5)Permits the licensee to contract with a "finder" to bring
potential borrowers into contact with the lender for purposes
of negotiating a contract. Also places limits on fees paid to
finders, prohibits finders from engaging in certain
activities, and requires that locations of the finders be
approved by the Department of Corporations (DOC).

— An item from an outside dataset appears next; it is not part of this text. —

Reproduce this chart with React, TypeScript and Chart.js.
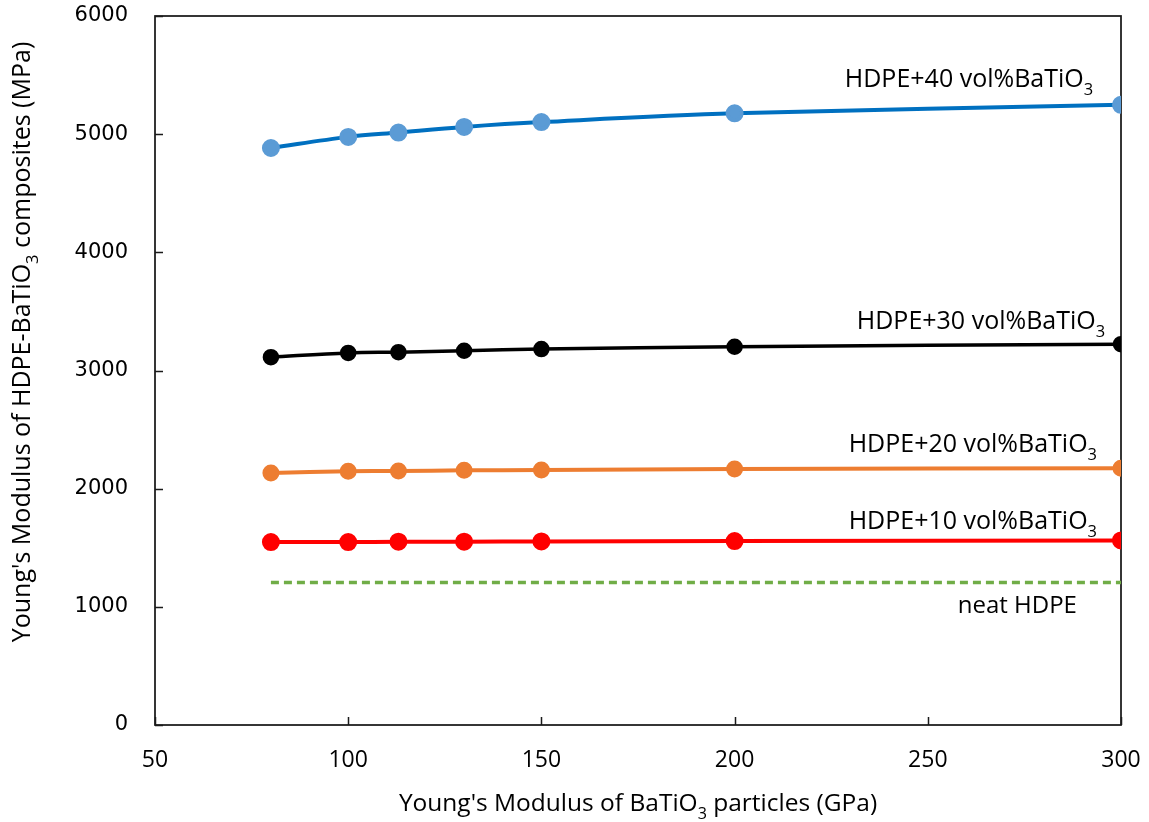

6)Prohibits lenders from offering or requiring borrowers to
purchase credit insurance.
7)Requires DOC to survey customers, and report to the
Legislature by January 1, 2014 regarding the survey and other
specific information related to the pilot program. Authorizes
DOC to recoup costs of survey from licensees, but limits each
licensee's share of costs to $25,000.
FISCAL EFFECT
DOC would incur one-time costs in the range of $200,000 and
ongoing costs in the range of $75,000 to $150,000. Costs would
be related to the survey of borrowers and preparation of the
report, rulemaking, and expanded examination and approval
responsibilities. Some of these costs could be recouped from
licensees participating in the pilot program, though the extent
of reimbursement would depend on the number of businesses
participating in the program.
COMMENTS
1)Purpose . This bill is intended to help underbanked
Californians obtain affordable loans and enter the financial
mainstream. According to the author, the current California
Finance Lenders' Law is archaic and needs reform. He asserts
that current restrictions on interest rates, fees, and
marketing partnerships for loans in the $250 to $2,500 range
effectively discourages lenders from making small-sized loans.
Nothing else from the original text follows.